Collect all lines from the listing that include the string "with".

--

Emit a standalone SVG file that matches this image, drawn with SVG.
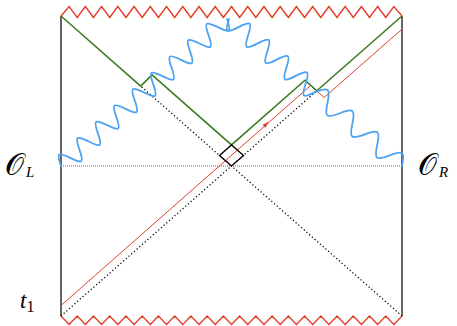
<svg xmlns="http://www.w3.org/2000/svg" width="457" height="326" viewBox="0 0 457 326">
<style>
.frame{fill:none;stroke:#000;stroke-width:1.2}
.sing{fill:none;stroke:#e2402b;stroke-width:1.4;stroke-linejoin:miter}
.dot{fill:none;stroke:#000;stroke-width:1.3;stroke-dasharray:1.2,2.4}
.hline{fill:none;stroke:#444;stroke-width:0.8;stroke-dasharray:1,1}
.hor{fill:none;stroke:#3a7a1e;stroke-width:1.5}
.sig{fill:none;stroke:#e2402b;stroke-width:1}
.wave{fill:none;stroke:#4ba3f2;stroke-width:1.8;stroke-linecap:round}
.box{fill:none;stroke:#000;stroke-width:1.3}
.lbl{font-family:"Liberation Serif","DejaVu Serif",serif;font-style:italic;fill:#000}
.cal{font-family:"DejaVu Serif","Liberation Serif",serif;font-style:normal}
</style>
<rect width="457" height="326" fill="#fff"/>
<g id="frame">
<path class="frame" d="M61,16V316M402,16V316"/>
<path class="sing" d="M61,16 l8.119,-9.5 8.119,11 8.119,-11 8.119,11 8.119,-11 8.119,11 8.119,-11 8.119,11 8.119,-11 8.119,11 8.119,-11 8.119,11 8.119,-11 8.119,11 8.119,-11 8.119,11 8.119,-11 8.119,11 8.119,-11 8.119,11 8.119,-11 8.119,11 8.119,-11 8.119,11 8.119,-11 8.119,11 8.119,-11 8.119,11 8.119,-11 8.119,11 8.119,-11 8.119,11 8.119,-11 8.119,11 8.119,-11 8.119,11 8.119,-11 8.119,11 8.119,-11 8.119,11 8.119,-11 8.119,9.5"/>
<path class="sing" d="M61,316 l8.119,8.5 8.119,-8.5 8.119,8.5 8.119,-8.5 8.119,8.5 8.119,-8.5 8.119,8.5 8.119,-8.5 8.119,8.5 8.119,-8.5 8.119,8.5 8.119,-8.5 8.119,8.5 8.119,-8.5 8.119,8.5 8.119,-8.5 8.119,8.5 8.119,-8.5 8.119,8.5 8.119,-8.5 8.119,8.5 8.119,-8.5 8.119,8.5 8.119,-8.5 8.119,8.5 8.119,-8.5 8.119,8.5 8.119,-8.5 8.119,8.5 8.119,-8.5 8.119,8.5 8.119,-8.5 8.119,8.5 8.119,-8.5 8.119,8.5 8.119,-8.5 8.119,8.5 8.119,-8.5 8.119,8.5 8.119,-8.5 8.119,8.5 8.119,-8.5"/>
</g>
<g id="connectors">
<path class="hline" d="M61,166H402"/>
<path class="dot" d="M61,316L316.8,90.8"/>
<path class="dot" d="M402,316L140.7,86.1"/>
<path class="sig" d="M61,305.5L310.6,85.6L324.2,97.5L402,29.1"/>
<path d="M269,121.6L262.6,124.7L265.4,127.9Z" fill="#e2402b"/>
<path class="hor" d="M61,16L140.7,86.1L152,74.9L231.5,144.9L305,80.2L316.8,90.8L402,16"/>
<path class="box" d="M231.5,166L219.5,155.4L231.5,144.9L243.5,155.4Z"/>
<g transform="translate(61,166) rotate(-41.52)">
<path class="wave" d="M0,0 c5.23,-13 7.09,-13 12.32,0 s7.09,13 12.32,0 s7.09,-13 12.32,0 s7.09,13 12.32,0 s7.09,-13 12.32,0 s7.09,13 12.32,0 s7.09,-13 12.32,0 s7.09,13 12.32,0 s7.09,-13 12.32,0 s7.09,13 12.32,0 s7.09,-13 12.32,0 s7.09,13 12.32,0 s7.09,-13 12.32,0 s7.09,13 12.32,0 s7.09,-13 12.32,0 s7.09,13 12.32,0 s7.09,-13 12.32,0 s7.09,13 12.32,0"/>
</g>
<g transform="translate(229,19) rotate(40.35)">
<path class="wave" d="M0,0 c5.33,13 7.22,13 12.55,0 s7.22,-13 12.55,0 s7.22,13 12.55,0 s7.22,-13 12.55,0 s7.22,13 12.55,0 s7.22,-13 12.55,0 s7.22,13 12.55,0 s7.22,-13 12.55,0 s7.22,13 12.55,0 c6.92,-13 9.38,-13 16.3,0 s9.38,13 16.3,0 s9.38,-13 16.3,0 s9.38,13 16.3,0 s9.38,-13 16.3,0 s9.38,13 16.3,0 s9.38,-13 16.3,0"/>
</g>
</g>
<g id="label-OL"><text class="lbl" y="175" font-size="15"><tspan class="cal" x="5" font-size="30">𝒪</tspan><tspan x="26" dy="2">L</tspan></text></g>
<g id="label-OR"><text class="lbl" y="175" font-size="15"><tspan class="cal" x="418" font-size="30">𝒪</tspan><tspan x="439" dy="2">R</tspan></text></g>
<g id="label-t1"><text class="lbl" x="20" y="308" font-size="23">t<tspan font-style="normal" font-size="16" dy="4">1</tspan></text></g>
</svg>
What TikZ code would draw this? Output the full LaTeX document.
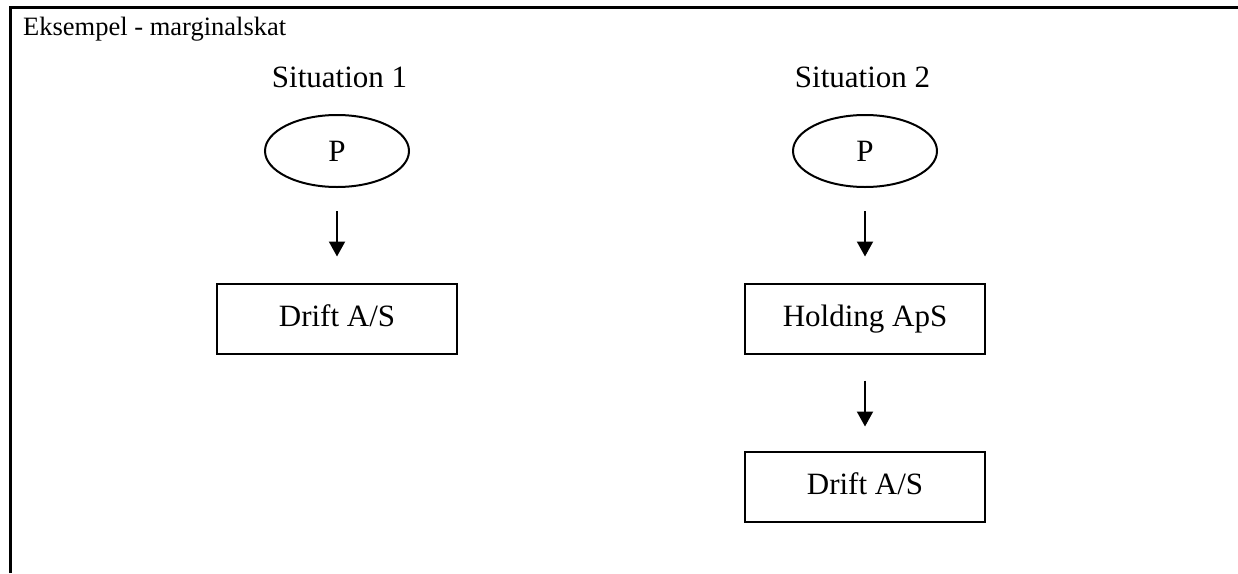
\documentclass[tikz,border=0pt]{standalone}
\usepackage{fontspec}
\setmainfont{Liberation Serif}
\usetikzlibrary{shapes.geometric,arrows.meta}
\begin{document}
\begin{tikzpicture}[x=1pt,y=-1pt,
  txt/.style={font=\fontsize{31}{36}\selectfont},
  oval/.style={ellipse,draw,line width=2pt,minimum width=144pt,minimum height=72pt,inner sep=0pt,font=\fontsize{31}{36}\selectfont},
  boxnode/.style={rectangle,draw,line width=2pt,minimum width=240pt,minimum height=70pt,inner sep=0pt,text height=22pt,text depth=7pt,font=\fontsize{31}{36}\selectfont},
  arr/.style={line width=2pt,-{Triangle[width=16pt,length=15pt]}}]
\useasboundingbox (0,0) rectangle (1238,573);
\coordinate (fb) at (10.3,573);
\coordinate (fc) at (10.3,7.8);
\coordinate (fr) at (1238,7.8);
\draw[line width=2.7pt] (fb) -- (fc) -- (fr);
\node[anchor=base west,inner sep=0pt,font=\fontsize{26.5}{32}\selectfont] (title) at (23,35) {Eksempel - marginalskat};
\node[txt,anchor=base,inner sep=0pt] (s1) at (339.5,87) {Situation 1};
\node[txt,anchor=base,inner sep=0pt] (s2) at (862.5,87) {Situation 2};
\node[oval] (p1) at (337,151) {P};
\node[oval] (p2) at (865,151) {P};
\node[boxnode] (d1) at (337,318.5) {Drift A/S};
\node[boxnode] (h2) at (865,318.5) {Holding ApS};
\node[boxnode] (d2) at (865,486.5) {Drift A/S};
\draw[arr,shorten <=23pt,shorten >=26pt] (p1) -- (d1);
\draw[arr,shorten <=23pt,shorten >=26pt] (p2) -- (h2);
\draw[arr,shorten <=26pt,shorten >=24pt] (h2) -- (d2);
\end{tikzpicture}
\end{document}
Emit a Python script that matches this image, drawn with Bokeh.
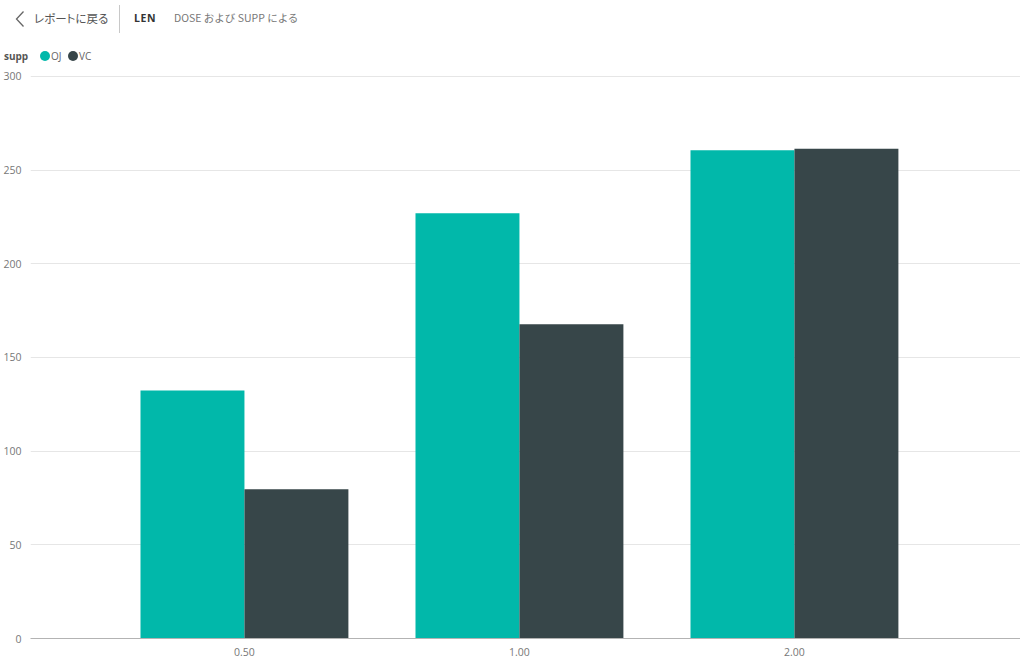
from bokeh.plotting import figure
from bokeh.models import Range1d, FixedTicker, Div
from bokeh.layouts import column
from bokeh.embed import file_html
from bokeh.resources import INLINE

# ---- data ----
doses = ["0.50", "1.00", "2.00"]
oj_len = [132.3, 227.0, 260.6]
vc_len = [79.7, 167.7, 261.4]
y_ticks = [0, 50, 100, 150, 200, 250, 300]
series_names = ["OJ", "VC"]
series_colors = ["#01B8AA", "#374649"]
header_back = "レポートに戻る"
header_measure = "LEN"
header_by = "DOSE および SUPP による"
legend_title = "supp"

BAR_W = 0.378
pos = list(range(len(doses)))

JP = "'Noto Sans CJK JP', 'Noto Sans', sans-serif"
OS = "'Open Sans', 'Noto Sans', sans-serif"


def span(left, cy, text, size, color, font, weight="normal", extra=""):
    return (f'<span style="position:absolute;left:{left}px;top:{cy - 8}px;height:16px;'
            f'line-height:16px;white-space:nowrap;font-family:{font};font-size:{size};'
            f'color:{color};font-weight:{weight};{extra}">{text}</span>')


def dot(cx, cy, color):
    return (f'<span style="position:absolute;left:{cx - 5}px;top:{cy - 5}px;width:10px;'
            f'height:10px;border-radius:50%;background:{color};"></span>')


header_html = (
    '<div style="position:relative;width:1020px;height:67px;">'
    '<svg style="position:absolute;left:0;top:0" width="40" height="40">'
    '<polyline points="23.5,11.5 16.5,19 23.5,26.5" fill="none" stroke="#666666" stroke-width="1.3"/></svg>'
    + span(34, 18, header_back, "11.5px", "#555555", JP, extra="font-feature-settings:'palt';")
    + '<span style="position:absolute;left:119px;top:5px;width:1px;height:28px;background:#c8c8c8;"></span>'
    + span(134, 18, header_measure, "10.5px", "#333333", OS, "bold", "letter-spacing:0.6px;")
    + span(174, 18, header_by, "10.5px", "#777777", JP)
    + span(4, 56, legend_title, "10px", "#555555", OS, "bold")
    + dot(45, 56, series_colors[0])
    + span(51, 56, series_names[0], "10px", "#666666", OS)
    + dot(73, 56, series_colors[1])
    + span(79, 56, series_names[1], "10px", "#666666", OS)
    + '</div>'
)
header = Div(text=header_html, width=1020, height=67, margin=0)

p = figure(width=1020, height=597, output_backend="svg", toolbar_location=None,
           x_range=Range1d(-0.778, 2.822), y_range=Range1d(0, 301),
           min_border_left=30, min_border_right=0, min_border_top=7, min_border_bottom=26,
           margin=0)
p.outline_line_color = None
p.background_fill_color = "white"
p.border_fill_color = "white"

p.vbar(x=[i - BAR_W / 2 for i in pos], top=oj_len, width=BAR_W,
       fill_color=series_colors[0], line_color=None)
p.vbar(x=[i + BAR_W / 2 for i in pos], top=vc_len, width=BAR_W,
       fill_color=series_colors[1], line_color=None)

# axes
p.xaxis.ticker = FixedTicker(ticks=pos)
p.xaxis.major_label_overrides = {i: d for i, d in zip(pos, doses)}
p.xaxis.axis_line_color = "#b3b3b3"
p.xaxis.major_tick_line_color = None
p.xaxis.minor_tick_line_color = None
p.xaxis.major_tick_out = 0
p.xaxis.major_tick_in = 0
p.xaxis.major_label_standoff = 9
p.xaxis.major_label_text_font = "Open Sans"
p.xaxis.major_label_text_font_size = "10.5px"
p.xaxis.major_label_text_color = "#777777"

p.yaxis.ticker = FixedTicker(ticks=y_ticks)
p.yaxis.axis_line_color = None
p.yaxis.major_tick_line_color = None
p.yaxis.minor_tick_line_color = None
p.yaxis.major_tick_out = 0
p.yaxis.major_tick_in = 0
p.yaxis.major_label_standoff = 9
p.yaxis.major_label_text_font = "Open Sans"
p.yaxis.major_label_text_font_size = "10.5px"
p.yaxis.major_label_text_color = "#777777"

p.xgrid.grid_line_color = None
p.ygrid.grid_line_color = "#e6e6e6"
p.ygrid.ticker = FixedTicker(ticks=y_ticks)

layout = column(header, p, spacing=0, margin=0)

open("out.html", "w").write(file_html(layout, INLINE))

--

## WRITTEN REPLY:
Emit a standalone SVG file that matches this image, drawn with SVG.
Emit a Python script that matches this image, drawn with Bokeh.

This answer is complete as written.